CFOs should anchor the business case in measurable control and performance outcomes: billing cycle reduction, revenue leakage prevention, faster close, improved forecast accuracy, lower write-offs, and stronger auditability. These are more defensible than generic efficiency claims and align ERP investment with financial governance.
Transformation leaders should phase deployment around high-friction workflows with visible business impact. In many firms, the best starting point is the lead-to-cash chain for project-based services, followed by resource planning and portfolio analytics. Early wins in these areas build confidence and improve data discipline before broader process expansion.
Scalability considerations for growing professional services organizations
Data consistency becomes more difficult as firms add service lines, legal entities, currencies, tax regimes, subcontractor models, and recurring revenue offerings. A scalable professional services ERP system must support multidimensional reporting, configurable billing models, intercompany processing, localization, and API connectivity without creating separate process silos.
Scalability also depends on governance discipline.
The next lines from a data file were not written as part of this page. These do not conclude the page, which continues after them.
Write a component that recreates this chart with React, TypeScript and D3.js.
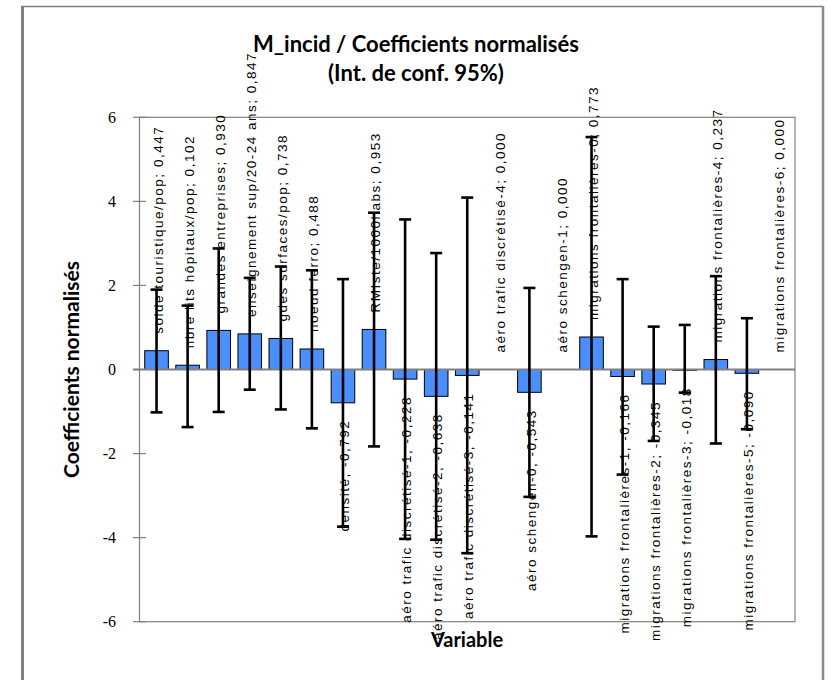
import React from "react";
import * as d3 from "d3";

const categories = [
  "solde touristique/pop",
  "nbre lits hôpitaux/pop",
  "grandes entreprises",
  "enseignement sup/20-24 ans",
  "gdes surfaces/pop",
  "noeud ferro",
  "densité",
  "RMIste/1000habs",
  "aéro trafic discrétisé-1",
  "aéro trafic discrétisé-2",
  "aéro trafic discrétisé-3",
  "aéro trafic discrétisé-4",
  "aéro schengen-0",
  "aéro schengen-1",
  "migrations frontalières-0",
  "migrations frontalières-1",
  "migrations frontalières-2",
  "migrations frontalières-3",
  "migrations frontalières-4",
  "migrations frontalières-5",
  "migrations frontalières-6",
];

const values = [0.447, 0.102, 0.93, 0.847, 0.738, 0.488, -0.792, 0.953, -0.228, -0.638, -0.141, 0.0, -0.543, 0.0, 0.773, -0.166, -0.345, -0.018, 0.237, -0.09, 0.0];
const upperBounds = [1.9, 1.52, 2.88, 2.18, 2.45, 2.36, 2.15, 3.73, 3.57, 2.77, 4.09, null, 1.94, null, 5.53, 2.15, 1.02, 1.06, 2.22, 1.22, null];
const lowerBounds = [-1.02, -1.37, -1.01, -0.48, -0.95, -1.4, -3.74, -1.83, -4.03, -4.05, -4.37, null, -3.03, null, -3.97, -2.5, -1.7, -0.55, -1.76, -1.42, null];
const yTicks = [-6, -4, -2, 0, 2, 4, 6];

const titleLines = ["M_incid / Coefficients normalisés", "(Int. de conf. 95%)"];
const yTitle = "Coefficients normalisés";
const xTitle = "Variable";

export default function App() {
  const W = 830, H = 680;
  const left = 139.5, right = 795, top = 117.3, bottom = 621.7;
  const x = d3.scaleBand<number>().domain(d3.range(categories.length)).range([left + 1.5, right - 1.5]).paddingInner(0.24).paddingOuter(0.12);
  const y = d3.scaleLinear().domain([-6, 6]).range([bottom, top]);
  const fmt = (v: number) => v.toFixed(3).replace(".", ",");
  const bw = x.bandwidth();
  const labelFont = "'Liberation Sans', Arial, sans-serif";
  const boldFont = "Lato, 'Open Sans', sans-serif";
  return (
    <svg width={W} height={H} style={{ position: "absolute", left: 0, top: 0, background: "#fff" }}>
      {/* outer frame */}
      <line x1={22.5} y1={6} x2={22.5} y2={H} stroke="#808080" strokeWidth={3} />
      <line x1={21} y1={6.5} x2={823} y2={6.5} stroke="#808080" strokeWidth={1.5} />
      <line x1={823} y1={6} x2={823} y2={H} stroke="#8a8a8a" strokeWidth={2.5} />

      {/* title */}
      {titleLines.map((t, i) => (
        <text key={i} x={416} y={52 + i * 29} textAnchor="middle" fontFamily={boldFont} fontWeight="bold" fontSize={22} fill="#000">
          {t}
        </text>
      ))}

      {/* plot border */}
      <rect x={left} y={top} width={right - left} height={bottom - top} fill="none" stroke="#808080" strokeWidth={1.2} />

      {/* y ticks */}
      {yTicks.map((t) => (
        <g key={t}>
          <line x1={133} x2={146} y1={y(t)} y2={y(t)} stroke="#808080" strokeWidth={1.2} />
          <text x={116} y={y(t)} dy="0.35em" textAnchor="end" fontFamily="'Liberation Serif', 'Times New Roman', serif" fontSize={16} fill="#000">
            {t}
          </text>
        </g>
      ))}

      {/* bars */}
      {values.map((v, i) => {
        const y0 = y(0), y1 = y(v);
        if (v === 0) return null;
        return (
          <rect key={"b" + i} x={x(i)} y={Math.min(y0, y1)} width={bw} height={Math.abs(y1 - y0)} fill="#4b8ffd" stroke="#000" strokeWidth={1} />
        );
      })}

      {/* zero line */}
      <line x1={133} x2={right} y1={y(0)} y2={y(0)} stroke="#808080" strokeWidth={2} />

      {/* error bars */}
      {values.map((v, i) => {
        const up = upperBounds[i], lo = lowerBounds[i];
        if (up === null || lo === null) return null;
        const cx = (x(i) as number) + bw / 2;
        return (
          <g key={"e" + i} stroke="#000" strokeWidth={2.6}>
            <line x1={cx} x2={cx} y1={y(up)} y2={y(lo)} />
            <line x1={cx - 6} x2={cx + 6} y1={y(up)} y2={y(up)} />
            <line x1={cx - 6} x2={cx + 6} y1={y(lo)} y2={y(lo)} />
          </g>
        );
      })}

      {/* data labels */}
      {values.map((v, i) => {
        const cx = (x(i) as number) + bw / 2 + 1.5;
        const pos = v >= 0;
        const yy = pos ? y(v) - 17 : y(v) + 17;
        return (
          <text
            key={"l" + i}
            transform={`translate(${cx},${yy}) rotate(-90)`}
            textAnchor={pos ? "start" : "end"}
            dy="0.35em"
            fontFamily={labelFont}
            fontSize={13.5}
            letterSpacing={1.5}
            fill="#000"
          >
            {`${categories[i]}; ${fmt(v)}`}
          </text>
        );
      })}

      {/* axis titles */}
      <text transform={`translate(79,${y(0)}) rotate(-90)`} textAnchor="middle" fontFamily={boldFont} fontWeight="bold" fontSize={21} fill="#000">
        {yTitle}
      </text>
      <text x={467} y={647} textAnchor="middle" fontFamily={boldFont} fontWeight="bold" fontSize={20} fill="#000">
        {xTitle}
      </text>
    </svg>
  );
}
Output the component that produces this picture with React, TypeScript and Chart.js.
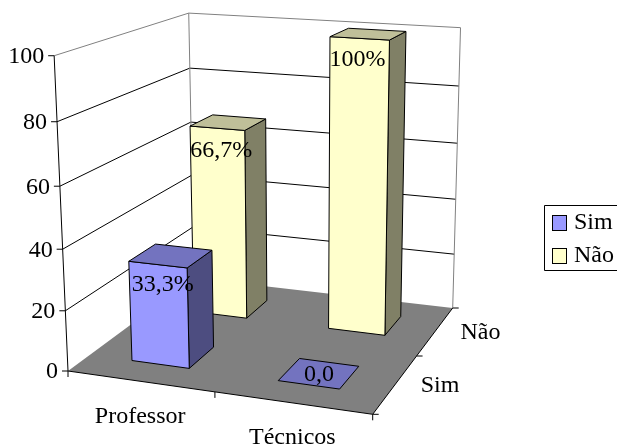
import React, { useEffect, useRef } from "react";
import { Chart, registerables } from "chart.js";

Chart.register(...registerables);

const categories = ["Professor", "Técnicos"];
const seriesNames = ["Sim", "Não"];
const simValues = [33.3, 0];
const naoValues = [66.7, 100];
const simLabels = ["33,3%", "0,0"];
const naoLabels = ["66,7%", "100%"];
const yTicks = { min: 0, max: 100, stepSize: 20 };

const FONT = '"Liberation Serif", "Times New Roman", serif';
const FONT_SIZE = 24;
const BAR_FRACTION = 0.4;

type Pt = [number, number];

// Screen corners of the plot box: floor (front-left, front-right, back-right,
// back-left) and the top of the three visible wall edges.
const floorQuad: Pt[] = [[68, 371], [372.7, 414.3], [452.7, 308], [194, 278]];
const wallTops: { x: number; z: number; p: Pt }[] = [
  { x: 0, z: 0, p: [55.7, 57.3] },
  { x: 0, z: 1, p: [187, 12.7] },
  { x: 1, z: 1, p: [461, 26.7] },
];

function solve3(m: number[][], r: number[]): number[] {
  const a = m.map((row, i) => [...row, r[i]]);
  for (let i = 0; i < 3; i++) {
    let best = i;
    for (let k = i + 1; k < 3; k++) if (Math.abs(a[k][i]) > Math.abs(a[best][i])) best = k;
    [a[i], a[best]] = [a[best], a[i]];
    for (let k = 0; k < 3; k++) {
      if (k === i) continue;
      const f = a[k][i] / a[i][i];
      for (let j = i; j < 4; j++) a[k][j] -= f * a[i][j];
    }
  }
  return [a[0][3] / a[0][0], a[1][3] / a[1][1], a[2][3] / a[2][2]];
}

// Builds a projective camera: (x, level, z) in unit coordinates to canvas pixels.
function buildCamera() {
  const [[x0, y0], [x1, y1], [x2, y2], [x3, y3]] = floorQuad;
  const dx1 = x1 - x2, dx2 = x3 - x2, sx = x0 - x1 + x2 - x3;
  const dy1 = y1 - y2, dy2 = y3 - y2, sy = y0 - y1 + y2 - y3;
  const den = dx1 * dy2 - dx2 * dy1;
  const g = (sx * dy2 - dx2 * sy) / den;
  const h = (dx1 * sy - sx * dy1) / den;
  const hx = [x1 - x0 + g * x1, y1 - y0 + g * y1, g];
  const hz = [x3 - x0 + h * x3, y3 - y0 + h * y3, h];
  const h0 = [x0, y0, 1];
  const base = (x: number, z: number) => [0, 1, 2].map((i) => hx[i] * x + hz[i] * z + h0[i]);

  // Least-squares fit of the vertical direction to the wall-top corners.
  const rows: number[][] = [];
  const rhs: number[] = [];
  for (const t of wallTops) {
    const b = base(t.x, t.z);
    rows.push([1, 0, -t.p[0]]);
    rhs.push(t.p[0] * b[2] - b[0]);
    rows.push([0, 1, -t.p[1]]);
    rhs.push(t.p[1] * b[2] - b[1]);
  }
  const ata = [0, 1, 2].map((i) => [0, 1, 2].map((j) => rows.reduce((s, r) => s + r[i] * r[j], 0)));
  const atb = [0, 1, 2].map((i) => rows.reduce((s, r, k) => s + r[i] * rhs[k], 0));
  const v = solve3(ata, atb);

  return (x: number, level: number, z: number): Pt => {
    const b = base(x, z);
    const w = b[2] + v[2] * level;
    return [(b[0] + v[0] * level) / w, (b[1] + v[1] * level) / w];
  };
}

function shade(rgb: number[], k: number) {
  return `rgb(${rgb.map((c) => Math.round(c * k)).join(",")})`;
}

function poly(ctx: CanvasRenderingContext2D, pts: Pt[], fill?: string, stroke?: string) {
  ctx.beginPath();
  pts.forEach((p, i) => (i ? ctx.lineTo(p[0], p[1]) : ctx.moveTo(p[0], p[1])));
  if (fill) {
    ctx.closePath();
    ctx.fillStyle = fill;
    ctx.fill();
  }
  if (stroke) {
    ctx.strokeStyle = stroke;
    ctx.lineWidth = 1;
    ctx.stroke();
  }
}

const seriesRgb = [[153, 153, 255], [255, 255, 204]];
const seriesLabels = [simLabels, naoLabels];
// Small per-label shifts (series, then category) for text on a front face.
const labelNudge = [[[5, 0], [0, 0]], [[4, 2], [-2, 1]]];

const scene3d = {
  id: "scene3d",
  beforeDatasetsDraw(chart: any) {
    const ctx: CanvasRenderingContext2D = chart.ctx;
    const { x: sx, y: sy, depth: sz } = chart.scales;
    const project = buildCamera();
    const fx = (v: number) => (v - sx.left) / sx.width;
    const fz = (v: number) => (v - sz.left) / sz.width;
    const level = (val: number) => (sy.bottom - sy.getPixelForValue(val)) / sy.height;
    const halfX = (BAR_FRACTION * (sx.getPixelForValue(1) - sx.getPixelForValue(0))) / sx.width / 2;
    const halfZ = (BAR_FRACTION * (sz.getPixelForValue(1) - sz.getPixelForValue(0))) / sz.width / 2;

    ctx.save();
    ctx.font = `${FONT_SIZE}px ${FONT}`;
    ctx.textBaseline = "middle";

    // floor
    poly(ctx, [project(0, 0, 0), project(1, 0, 0), project(1, 0, 1), project(0, 0, 1)], "#808080");

    // walls and gridlines
    const tickVals: number[] = sy.ticks.map((t: any) => t.value);
    tickVals.forEach((val) => {
      const l = level(val);
      const color = val === sy.max ? "#808080" : "#000000";
      if (val !== 0) {
        poly(ctx, [project(0, l, 0), project(0, l, 1), project(1, l, 1)], undefined, color);
      }
    });
    poly(ctx, [project(0, 0, 1), project(0, 1, 1)], undefined, "#808080");
    poly(ctx, [project(1, 0, 1), project(1, 1, 1)], undefined, "#808080");

    // bars, back row first
    chart.data.datasets
      .map((ds: any, i: number) => ({ ds, i }))
      .reverse()
      .forEach(({ ds, i }: any) => {
        const zc = fz(sz.getPixelForValue(i));
        ds.data.forEach((val: number, c: number) => {
          const xc = fx(sx.getPixelForValue(c));
          const top = level(val);
          const x0 = xc - halfX, x1 = xc + halfX, z0 = zc - halfZ, z1 = zc + halfZ;
          const rgb = seriesRgb[i];
          if (val > 0) {
            poly(ctx, [project(x1, 0, z0), project(x1, 0, z1), project(x1, top, z1), project(x1, top, z0)], shade(rgb, 0.5), "#000");
            poly(ctx, [project(x0, 0, z0), project(x1, 0, z0), project(x1, top, z0), project(x0, top, z0)], shade(rgb, 1), "#000");
          }
          poly(ctx, [project(x0, top, z0), project(x1, top, z0), project(x1, top, z1), project(x0, top, z1)], shade(rgb, 0.75), "#000");
        });
      });

    // value labels
    ctx.fillStyle = "#000";
    ctx.textAlign = "center";
    chart.data.datasets.forEach((ds: any, i: number) => {
      const zc = fz(sz.getPixelForValue(i));
      ds.data.forEach((val: number, c: number) => {
        const xc = fx(sx.getPixelForValue(c));
        const text = seriesLabels[i][c];
        if (val > 0) {
          const p = project(xc, level(val), zc - halfZ);
          const n = labelNudge[i][c];
          ctx.fillText(text, p[0] + n[0], p[1] + 20 + n[1]);
        } else {
          const p = project(xc, 0, zc);
          ctx.fillText(text, p[0], p[1] + 1);
        }
      });
    });

    // value axis
    ctx.textAlign = "right";
    poly(ctx, [project(0, 0, 0), project(0, 1, 0)], undefined, "#000");
    tickVals.forEach((val) => {
      const p = project(0, level(val), 0);
      poly(ctx, [[p[0] - 6, p[1]], p], undefined, "#000");
      ctx.fillStyle = "#000";
      ctx.fillText(String(val), p[0] - 10, p[1] + 1);
    });

    // category axis along the front edge
    const front0 = project(0, 0, 0);
    const front1 = project(1, 0, 0);
    poly(ctx, [front0, front1], undefined, "#000");
    [0, 0.5, 1].forEach((x) => {
      const p = project(x, 0, 0);
      poly(ctx, [p, [p[0], p[1] + 6]], undefined, "#000");
    });
    ctx.textAlign = "center";
    categories.forEach((name, c) => {
      const p = project(fx(sx.getPixelForValue(c)), 0, 0);
      ctx.fillStyle = "#000";
      ctx.fillText(name, p[0], p[1] + 35);
    });

    // series axis along the right edge
    poly(ctx, [project(1, 0, 0), project(1, 0, 1)], undefined, "#000");
    [0, 0.5, 1].forEach((z) => {
      const p = project(1, 0, z);
      poly(ctx, [p, [p[0] + 6, p[1]]], undefined, "#000");
    });
    ctx.textAlign = "left";
    seriesNames.forEach((name, i) => {
      const p = project(1, 0, fz(sz.getPixelForValue(i)));
      ctx.fillStyle = "#000";
      ctx.fillText(name, p[0] + 25, p[1] + 2);
    });

    // legend
    ctx.strokeStyle = "#000";
    ctx.lineWidth = 1;
    ctx.beginPath();
    ctx.moveTo(617.5, 205.5);
    ctx.lineTo(544.5, 205.5);
    ctx.lineTo(544.5, 270.5);
    ctx.lineTo(617.5, 270.5);
    ctx.stroke();
    chart.data.datasets.forEach((ds: any, i: number) => {
      const y = 215.5 + i * 33;
      ctx.fillStyle = ds.backgroundColor;
      ctx.fillRect(552.5, y, 14, 15);
      ctx.strokeRect(552.5, y, 14, 15);
      ctx.fillStyle = "#000";
      ctx.fillText(ds.label, 574, y + 7);
    });
    ctx.restore();

    return false;
  },
};

export default function App() {
  const ref = useRef<HTMLCanvasElement>(null);
  useEffect(() => {
    const chart = new Chart(ref.current!, {
      type: "bar",
      data: {
        labels: categories,
        datasets: [
          { label: seriesNames[0], data: simValues, backgroundColor: "#9999FF" },
          { label: seriesNames[1], data: naoValues, backgroundColor: "#FFFFCC" },
        ],
      },
      options: {
        animation: false,
        responsive: false,
        plugins: { legend: { display: false }, tooltip: { enabled: false } },
        scales: {
          x: { type: "category", display: false, offset: true },
          depth: { type: "category", axis: "x", position: "bottom", labels: seriesNames, display: false, offset: true },
          y: { type: "linear", display: false, min: yTicks.min, max: yTicks.max, ticks: { stepSize: yTicks.stepSize } },
        },
      } as any,
      plugins: [scene3d as any],
    });
    return () => chart.destroy();
  }, []);
  return <canvas ref={ref} width={617} height={448} style={{ position: "absolute", left: 0, top: 0 }} />;
}
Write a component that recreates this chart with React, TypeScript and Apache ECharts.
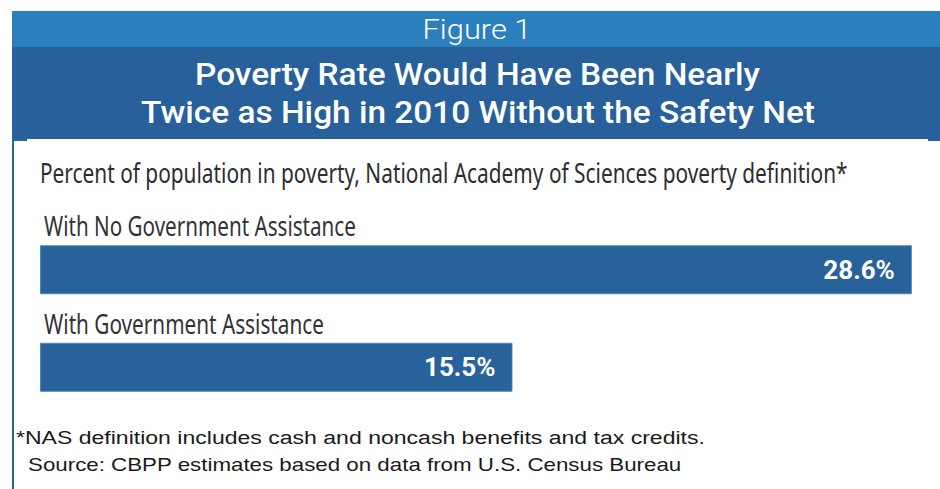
import React, { useEffect, useRef } from "react";
import * as echarts from "echarts";

const figureLabel = "Figure 1";
const titleLines = [
  "Poverty Rate Would Have Been Nearly",
  "Twice as High in 2010 Without the Safety Net",
];
const subtitle =
  "Percent of population in poverty, National Academy of Sciences poverty definition*";
const categories = ["With No Government Assistance", "With Government Assistance"];
const values = [28.6, 15.5];
const footnotes = [
  "*NAS definition includes cash and noncash benefits and tax credits.",
  "Source: CBPP estimates based on data from U.S. Census Bureau",
];

const W = 940;
const H = 489;

function measure(text: string, font: string): number {
  const ctx = document.createElement("canvas").getContext("2d");
  if (!ctx) return text.length * 10;
  ctx.font = font;
  return ctx.measureText(text).width;
}

function fittedText(
  text: string,
  x: number,
  y: number,
  targetWidth: number,
  size: number,
  family: string,
  weight: string,
  fill: string,
  align: string
) {
  const w = measure(text, `${weight} ${size}px ${family}`);
  const s = targetWidth / w;
  return {
    type: "text",
    x,
    y,
    scaleX: s,
    silent: true,
    style: {
      text,
      fill,
      fontSize: size,
      fontFamily: family,
      fontWeight: weight,
      align,
      verticalAlign: "middle",
      textAlign: align,
      textVerticalAlign: "middle",
    },
  };
}

export default function App() {
  const ref = useRef<HTMLDivElement>(null);
  useEffect(() => {
    if (!ref.current) return;
    const chart = echarts.init(ref.current, null, { renderer: "svg" });
    const barColor = "#28629b";
    chart.setOption({
      animation: false,
      backgroundColor: "#ffffff",
      grid: { left: 40, right: 16, top: 221, height: 195, containLabel: false },
      xAxis: { type: "value", min: 0, max: 29, show: false },
      yAxis: {
        type: "category",
        data: categories,
        inverse: true,
        show: false,
      },
      series: [
        {
          type: "bar",
          data: values,
          barWidth: 49,
          itemStyle: { color: barColor, borderColor: "#4d85bd", borderWidth: 1 },
          label: {
            show: true,
            position: "insideRight",
            distance: 17,
            color: "#ffffff",
            fontFamily: "Roboto",
            fontWeight: "bold",
            fontSize: 26,
            formatter: (p: any) => `${p.value.toFixed(1)}%`,
          },
        },
      ],
    });

    const catEls = categories.map((c, i) => {
      const yc = chart.convertToPixel({ yAxisIndex: 0 }, c) as number;
      const target = i === 0 ? 312 : 280;
      return fittedText(c, 44, yc - 44.5, target, 28, "Noto Sans", "normal", "#333333", "left");
    });

    chart.setOption({
      graphic: [
        { type: "rect", silent: true, shape: { x: 12, y: 11, width: 928, height: 36 }, style: { fill: "#2b7fbc" } },
        { type: "rect", silent: true, shape: { x: 12, y: 47, width: 928, height: 92 }, style: { fill: "#27609a" } },
        { type: "line", silent: true, shape: { x1: 13, y1: 139, x2: 13, y2: H }, style: { stroke: "#2a62a0", lineWidth: 2 } },
        { type: "line", silent: true, shape: { x1: 12, y1: 140, x2: 27, y2: 140 }, style: { stroke: "#2a62a0", lineWidth: 2 } },
        { type: "line", silent: true, shape: { x1: 928, y1: 140, x2: 940, y2: 140 }, style: { stroke: "#2a62a0", lineWidth: 2 } },
        fittedText(figureLabel, 477, 29, 109, 28, "Roboto", "300", "#ffffff", "center"),
        fittedText(titleLines[0], 477.5, 74, 565, 32, "Roboto", "500", "#ffffff", "center"),
        fittedText(titleLines[1], 478, 112, 674, 32, "Roboto", "500", "#ffffff", "center"),
        fittedText(subtitle, 40, 172, 808, 28, "Noto Sans", "normal", "#2d2d2d", "left"),
        ...catEls,
        fittedText(footnotes[0], 16, 437, 689, 19, "Liberation Sans", "normal", "#1a1a1a", "left"),
        fittedText(footnotes[1], 28, 464.5, 654, 19, "Liberation Sans", "normal", "#1a1a1a", "left"),
      ],
    });
    return () => chart.dispose();
  }, []);
  return (
    <div
      ref={ref}
      style={{ position: "fixed", left: 0, top: 0, width: W, height: H, background: "#fff" }}
    />
  );
}
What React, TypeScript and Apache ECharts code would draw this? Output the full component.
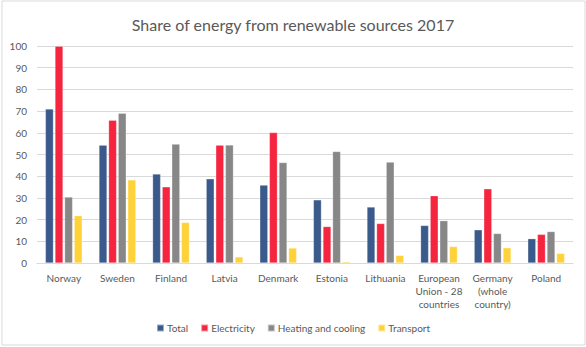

As firms grow, local teams often request custom fields, unique approval paths, or specialized project structures. Some flexibility is necessary, but excessive customization weakens consistency. The right model is controlled configurability: global standards for core data and finance logic, with limited local variation where justified by regulatory or operational requirements.
Conclusion: ERP consistency is a margin and control advantage
Professional services ERP systems improve data consistency across departments by connecting commercial, operational, workforce, and financial processes in one governed platform. For firms managing complex projects, variable billing models, and distributed teams, that consistency directly affects revenue capture, utilization, forecasting, compliance, and client experience.
The strongest outcomes come when organizations combine cloud ERP, disciplined data governance, workflow automation, and targeted AI analytics. Firms that do this well move beyond reconciliation-heavy operations and gain a more scalable, decision-ready operating model. In professional services, that is not just an IT improvement. It is a structural advantage in margin management and execution quality.